Brief. Reproduce exactly, and only, the lines running from the start of the entries below to the line containing "minimum height=66pt] (liv3)".

Entries shown.
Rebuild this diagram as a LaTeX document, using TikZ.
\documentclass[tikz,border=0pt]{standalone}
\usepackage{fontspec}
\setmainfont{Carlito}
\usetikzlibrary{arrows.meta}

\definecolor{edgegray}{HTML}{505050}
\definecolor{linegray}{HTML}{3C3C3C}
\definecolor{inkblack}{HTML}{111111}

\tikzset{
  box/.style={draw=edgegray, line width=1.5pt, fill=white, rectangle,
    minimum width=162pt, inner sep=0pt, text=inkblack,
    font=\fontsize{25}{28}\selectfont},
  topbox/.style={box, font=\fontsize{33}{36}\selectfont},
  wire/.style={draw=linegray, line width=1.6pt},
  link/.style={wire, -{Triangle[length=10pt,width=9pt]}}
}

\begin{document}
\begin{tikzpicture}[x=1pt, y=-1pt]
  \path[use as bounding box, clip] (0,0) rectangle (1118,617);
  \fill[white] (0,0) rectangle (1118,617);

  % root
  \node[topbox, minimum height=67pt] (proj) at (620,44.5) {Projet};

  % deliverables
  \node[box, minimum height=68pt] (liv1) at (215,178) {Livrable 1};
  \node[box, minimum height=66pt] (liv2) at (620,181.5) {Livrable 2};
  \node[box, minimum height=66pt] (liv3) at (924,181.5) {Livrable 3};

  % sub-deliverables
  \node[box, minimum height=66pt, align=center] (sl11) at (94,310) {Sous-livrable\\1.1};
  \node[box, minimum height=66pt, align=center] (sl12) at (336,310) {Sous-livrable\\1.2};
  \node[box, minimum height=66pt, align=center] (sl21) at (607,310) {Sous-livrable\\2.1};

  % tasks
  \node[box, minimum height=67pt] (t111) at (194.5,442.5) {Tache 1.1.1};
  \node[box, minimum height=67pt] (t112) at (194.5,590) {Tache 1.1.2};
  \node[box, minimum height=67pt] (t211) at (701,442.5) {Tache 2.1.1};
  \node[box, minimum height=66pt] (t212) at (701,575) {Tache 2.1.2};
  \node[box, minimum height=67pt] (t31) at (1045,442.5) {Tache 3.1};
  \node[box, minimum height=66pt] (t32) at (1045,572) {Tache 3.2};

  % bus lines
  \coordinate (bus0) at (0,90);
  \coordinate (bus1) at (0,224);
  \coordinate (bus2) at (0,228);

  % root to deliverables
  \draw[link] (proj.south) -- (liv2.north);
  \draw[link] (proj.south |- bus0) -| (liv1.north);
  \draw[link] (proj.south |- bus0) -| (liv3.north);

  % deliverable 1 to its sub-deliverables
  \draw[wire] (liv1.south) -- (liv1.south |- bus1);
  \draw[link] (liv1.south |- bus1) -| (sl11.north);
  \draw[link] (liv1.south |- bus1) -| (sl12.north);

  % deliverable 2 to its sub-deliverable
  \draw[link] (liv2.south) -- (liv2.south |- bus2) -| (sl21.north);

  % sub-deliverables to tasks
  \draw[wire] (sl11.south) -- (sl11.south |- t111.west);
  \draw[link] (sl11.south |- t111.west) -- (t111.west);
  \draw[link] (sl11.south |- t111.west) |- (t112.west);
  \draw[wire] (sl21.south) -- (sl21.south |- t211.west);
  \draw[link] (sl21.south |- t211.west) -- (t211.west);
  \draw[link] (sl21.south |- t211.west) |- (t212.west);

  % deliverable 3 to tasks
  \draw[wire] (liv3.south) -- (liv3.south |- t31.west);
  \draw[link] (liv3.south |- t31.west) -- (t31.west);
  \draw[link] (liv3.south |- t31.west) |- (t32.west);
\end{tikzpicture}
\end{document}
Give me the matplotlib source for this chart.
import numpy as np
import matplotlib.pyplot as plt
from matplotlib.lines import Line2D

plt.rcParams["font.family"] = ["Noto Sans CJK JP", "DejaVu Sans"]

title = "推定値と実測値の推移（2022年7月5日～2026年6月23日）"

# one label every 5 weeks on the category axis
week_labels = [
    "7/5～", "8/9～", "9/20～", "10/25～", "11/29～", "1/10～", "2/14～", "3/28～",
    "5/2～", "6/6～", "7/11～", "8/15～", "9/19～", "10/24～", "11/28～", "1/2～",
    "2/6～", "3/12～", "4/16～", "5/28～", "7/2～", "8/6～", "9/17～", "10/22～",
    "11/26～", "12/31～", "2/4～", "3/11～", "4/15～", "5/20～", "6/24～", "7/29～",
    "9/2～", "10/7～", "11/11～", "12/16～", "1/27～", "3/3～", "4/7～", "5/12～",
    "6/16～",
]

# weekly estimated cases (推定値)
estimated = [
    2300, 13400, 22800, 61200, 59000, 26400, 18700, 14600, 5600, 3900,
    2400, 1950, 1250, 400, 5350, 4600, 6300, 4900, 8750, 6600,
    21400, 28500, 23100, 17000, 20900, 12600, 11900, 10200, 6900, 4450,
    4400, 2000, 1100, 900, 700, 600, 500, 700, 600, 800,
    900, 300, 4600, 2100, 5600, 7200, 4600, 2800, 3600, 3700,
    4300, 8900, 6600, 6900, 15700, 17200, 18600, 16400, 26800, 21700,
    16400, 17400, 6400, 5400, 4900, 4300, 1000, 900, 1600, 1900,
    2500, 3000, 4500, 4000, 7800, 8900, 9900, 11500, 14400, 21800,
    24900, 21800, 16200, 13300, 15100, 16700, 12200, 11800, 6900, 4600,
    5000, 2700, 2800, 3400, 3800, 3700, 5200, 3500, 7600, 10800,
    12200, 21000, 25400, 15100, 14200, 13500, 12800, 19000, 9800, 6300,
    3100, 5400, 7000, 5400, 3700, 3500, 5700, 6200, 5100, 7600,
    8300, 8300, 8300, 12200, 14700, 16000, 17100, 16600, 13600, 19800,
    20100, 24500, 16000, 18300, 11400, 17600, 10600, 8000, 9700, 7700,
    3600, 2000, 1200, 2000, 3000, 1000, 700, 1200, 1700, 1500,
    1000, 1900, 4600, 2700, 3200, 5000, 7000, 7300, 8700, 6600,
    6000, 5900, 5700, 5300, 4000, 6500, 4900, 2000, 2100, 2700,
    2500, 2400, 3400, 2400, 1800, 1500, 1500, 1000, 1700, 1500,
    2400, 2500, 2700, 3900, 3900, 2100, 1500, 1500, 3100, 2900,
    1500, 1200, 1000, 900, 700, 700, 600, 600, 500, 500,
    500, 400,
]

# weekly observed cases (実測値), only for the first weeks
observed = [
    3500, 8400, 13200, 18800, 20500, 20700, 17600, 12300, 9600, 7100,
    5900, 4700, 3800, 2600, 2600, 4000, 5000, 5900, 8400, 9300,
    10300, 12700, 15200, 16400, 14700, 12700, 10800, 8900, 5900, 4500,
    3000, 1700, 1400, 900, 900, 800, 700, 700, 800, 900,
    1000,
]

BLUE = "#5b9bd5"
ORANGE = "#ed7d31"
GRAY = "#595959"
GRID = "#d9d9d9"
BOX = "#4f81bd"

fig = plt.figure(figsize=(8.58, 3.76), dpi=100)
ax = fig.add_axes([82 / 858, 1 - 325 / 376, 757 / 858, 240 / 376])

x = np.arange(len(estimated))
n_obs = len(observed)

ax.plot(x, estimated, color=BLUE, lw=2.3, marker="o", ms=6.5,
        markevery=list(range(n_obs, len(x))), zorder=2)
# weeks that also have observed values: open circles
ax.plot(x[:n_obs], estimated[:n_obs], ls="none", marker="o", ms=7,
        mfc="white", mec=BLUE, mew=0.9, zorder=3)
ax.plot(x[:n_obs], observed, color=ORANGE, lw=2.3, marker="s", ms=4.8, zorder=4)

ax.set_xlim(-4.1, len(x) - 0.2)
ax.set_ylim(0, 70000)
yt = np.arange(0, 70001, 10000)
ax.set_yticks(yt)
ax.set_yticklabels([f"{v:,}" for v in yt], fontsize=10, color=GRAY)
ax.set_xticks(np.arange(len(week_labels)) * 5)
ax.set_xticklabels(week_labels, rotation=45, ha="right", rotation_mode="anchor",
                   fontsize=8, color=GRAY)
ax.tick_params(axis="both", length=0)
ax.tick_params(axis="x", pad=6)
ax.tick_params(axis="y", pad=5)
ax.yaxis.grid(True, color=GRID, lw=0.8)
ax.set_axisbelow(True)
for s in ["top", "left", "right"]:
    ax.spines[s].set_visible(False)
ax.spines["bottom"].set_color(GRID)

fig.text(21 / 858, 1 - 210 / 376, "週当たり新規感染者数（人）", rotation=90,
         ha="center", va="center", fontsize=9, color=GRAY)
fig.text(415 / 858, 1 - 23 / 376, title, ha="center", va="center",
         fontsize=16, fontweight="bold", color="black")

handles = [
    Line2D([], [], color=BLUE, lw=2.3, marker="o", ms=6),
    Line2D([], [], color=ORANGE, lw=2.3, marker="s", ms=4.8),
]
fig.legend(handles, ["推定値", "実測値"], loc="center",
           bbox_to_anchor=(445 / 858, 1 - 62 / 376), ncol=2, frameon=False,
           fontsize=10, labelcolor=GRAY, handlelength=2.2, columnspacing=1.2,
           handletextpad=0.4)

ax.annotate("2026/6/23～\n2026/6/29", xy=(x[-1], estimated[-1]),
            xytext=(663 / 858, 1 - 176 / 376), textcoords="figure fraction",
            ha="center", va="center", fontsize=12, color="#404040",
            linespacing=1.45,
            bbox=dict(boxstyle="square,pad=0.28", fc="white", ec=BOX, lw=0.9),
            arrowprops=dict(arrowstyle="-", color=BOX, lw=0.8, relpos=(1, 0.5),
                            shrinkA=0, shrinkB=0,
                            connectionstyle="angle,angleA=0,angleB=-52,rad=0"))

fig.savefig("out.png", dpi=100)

Result for this task.
Rebuild this diagram as a LaTeX document, using TikZ.
\documentclass[tikz,border=0pt]{standalone}
\usepackage{fontspec}
\setmainfont{Carlito}
\usetikzlibrary{arrows.meta}

\definecolor{edgegray}{HTML}{505050}
\definecolor{linegray}{HTML}{3C3C3C}
\definecolor{inkblack}{HTML}{111111}

\tikzset{
  box/.style={draw=edgegray, line width=1.5pt, fill=white, rectangle,
    minimum width=162pt, inner sep=0pt, text=inkblack,
    font=\fontsize{25}{28}\selectfont},
  topbox/.style={box, font=\fontsize{33}{36}\selectfont},
  wire/.style={draw=linegray, line width=1.6pt},
  link/.style={wire, -{Triangle[length=10pt,width=9pt]}}
}

\begin{document}
\begin{tikzpicture}[x=1pt, y=-1pt]
  \path[use as bounding box, clip] (0,0) rectangle (1118,617);
  \fill[white] (0,0) rectangle (1118,617);

  % root
  \node[topbox, minimum height=67pt] (proj) at (620,44.5) {Projet};

  % deliverables
  \node[box, minimum height=68pt] (liv1) at (215,178) {Livrable 1};
  \node[box, minimum height=66pt] (liv2) at (620,181.5) {Livrable 2};
  \node[box, minimum height=66pt] (liv3) at (924,181.5) {Livrable 3};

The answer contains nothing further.